Melissa Calandruccio
This is Melissa Calandruccio on for Dana. Our question is just in terms of the opportunity you see to adding A&F product to other multi-brand channels, such as ASOS and Sephora. Just any color there on sort of the sales and margin opportunity that there might be?
Jonathan Ramsden
Melissa, this is Jonathan. I'll take that one. I think it's early days on these initiatives. We just started testing wholesaling in the fourth quarter of last year with ASOS. We're pleased with what we've seen so far. We're going to expand that over the course of 2015, including into Hollister. But I think it's too early to say what the long-term potential is. But obviously that's accretive to EBIT as we roll it out. Or at least, that's our expectation. On the licensing side, which is really where the fragrance comes in through Sephora, that's pursuant to the deal we announced late last year with Inter Parfums, where they're going to be distributing Fierce through third-party channels, such as duty free and through Sephora and so on. Again, we haven't started that yet, so it's too early to say what we think the potential of that is. But the -- again, we would expect that to be incremental. There's very limited investment on our side. And then, as part of that arrangement, Inter Parfums are also developing entirely new products to sell through those channels as well as potentially through our stores over time.
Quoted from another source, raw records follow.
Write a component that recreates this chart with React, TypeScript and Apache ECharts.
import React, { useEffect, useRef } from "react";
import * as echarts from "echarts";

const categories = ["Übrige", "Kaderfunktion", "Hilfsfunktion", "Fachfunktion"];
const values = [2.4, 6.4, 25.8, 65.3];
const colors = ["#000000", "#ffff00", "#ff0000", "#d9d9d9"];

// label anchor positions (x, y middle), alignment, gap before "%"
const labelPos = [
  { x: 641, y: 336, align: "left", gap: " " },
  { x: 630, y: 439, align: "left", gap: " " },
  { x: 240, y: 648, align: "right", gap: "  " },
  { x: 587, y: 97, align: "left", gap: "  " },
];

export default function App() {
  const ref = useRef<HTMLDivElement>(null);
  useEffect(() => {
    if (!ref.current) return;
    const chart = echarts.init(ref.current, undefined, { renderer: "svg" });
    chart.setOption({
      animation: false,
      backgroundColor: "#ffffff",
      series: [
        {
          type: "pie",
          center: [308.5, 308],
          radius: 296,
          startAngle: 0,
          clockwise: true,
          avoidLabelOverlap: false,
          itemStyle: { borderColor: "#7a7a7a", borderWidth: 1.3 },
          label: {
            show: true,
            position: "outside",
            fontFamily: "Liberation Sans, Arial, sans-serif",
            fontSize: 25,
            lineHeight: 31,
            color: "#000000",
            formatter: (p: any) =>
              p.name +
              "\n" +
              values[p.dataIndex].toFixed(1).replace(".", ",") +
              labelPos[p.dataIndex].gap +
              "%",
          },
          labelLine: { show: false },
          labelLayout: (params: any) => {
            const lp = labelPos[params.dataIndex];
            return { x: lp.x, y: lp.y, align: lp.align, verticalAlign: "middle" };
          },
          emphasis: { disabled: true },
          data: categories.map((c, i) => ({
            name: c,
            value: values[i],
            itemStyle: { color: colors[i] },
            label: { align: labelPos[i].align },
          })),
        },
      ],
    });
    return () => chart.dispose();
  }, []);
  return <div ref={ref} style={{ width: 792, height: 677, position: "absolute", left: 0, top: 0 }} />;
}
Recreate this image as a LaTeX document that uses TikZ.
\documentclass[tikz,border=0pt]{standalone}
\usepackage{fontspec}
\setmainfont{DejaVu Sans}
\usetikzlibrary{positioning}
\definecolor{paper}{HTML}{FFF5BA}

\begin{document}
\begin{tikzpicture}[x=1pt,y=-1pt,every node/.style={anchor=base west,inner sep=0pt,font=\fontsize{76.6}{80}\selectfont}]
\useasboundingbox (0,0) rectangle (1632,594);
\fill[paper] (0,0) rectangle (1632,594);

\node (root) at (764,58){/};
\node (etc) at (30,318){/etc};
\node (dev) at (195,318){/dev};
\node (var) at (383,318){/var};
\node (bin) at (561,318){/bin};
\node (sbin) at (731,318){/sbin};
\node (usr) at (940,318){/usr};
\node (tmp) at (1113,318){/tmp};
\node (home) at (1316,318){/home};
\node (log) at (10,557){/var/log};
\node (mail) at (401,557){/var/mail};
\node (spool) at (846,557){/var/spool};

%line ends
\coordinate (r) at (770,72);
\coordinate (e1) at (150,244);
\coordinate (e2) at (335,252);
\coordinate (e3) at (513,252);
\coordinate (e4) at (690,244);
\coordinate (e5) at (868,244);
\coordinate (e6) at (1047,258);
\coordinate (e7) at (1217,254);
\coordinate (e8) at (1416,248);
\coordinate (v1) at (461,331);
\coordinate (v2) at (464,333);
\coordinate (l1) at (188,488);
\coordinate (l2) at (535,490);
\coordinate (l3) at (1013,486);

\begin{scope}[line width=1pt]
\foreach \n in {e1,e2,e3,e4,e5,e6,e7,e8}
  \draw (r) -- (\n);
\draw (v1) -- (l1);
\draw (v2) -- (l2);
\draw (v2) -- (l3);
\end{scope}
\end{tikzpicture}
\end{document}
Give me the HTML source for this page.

So again, too early to say, but we think both of those are very interesting opportunities going forward.
Operator
And we'll take our final question today from Marni Shapiro, The Retail Tracker.
Marni Shapiro
I'm just curious if we can talk a little bit about China. Because you have quite a number of stores there and it sounds like the business is still fairly healthy there. Can you -- does that customer differentiate between the 2 brands, Hollister and Abercrombie, the way we do here, that whole East Coast, West Coast situation? And if they do, is there an opportunity eventually to bring Hollister there? Or really Abercrombie will be the brand to bring there?
Jonathan Ramsden
So Marni, we have -- we only have 2 A&F stores in China. Most of our stores are Hollister and the A&F flagship store in Shanghai only opened just over 1 year ago, and then the second store in Chengdu opened last summer. So A&F's relatively newer and it's much less prevalent than Hollister currently. We obviously have a very healthy e-com business in both brands. So I think it's early days for us still in China, frankly. We think it's a significant opportunity, both from a store standpoint still, but also from a e-com standpoint, where, as we alluded to earlier in the prepared remarks, we've seen very strong growth, particularly in Hollister but also in A&F since we went live with our localization late 2014.
Operator
And that will conclude our question-and-answer session today. Also, that will conclude today's conference call. We thank you for your participation today.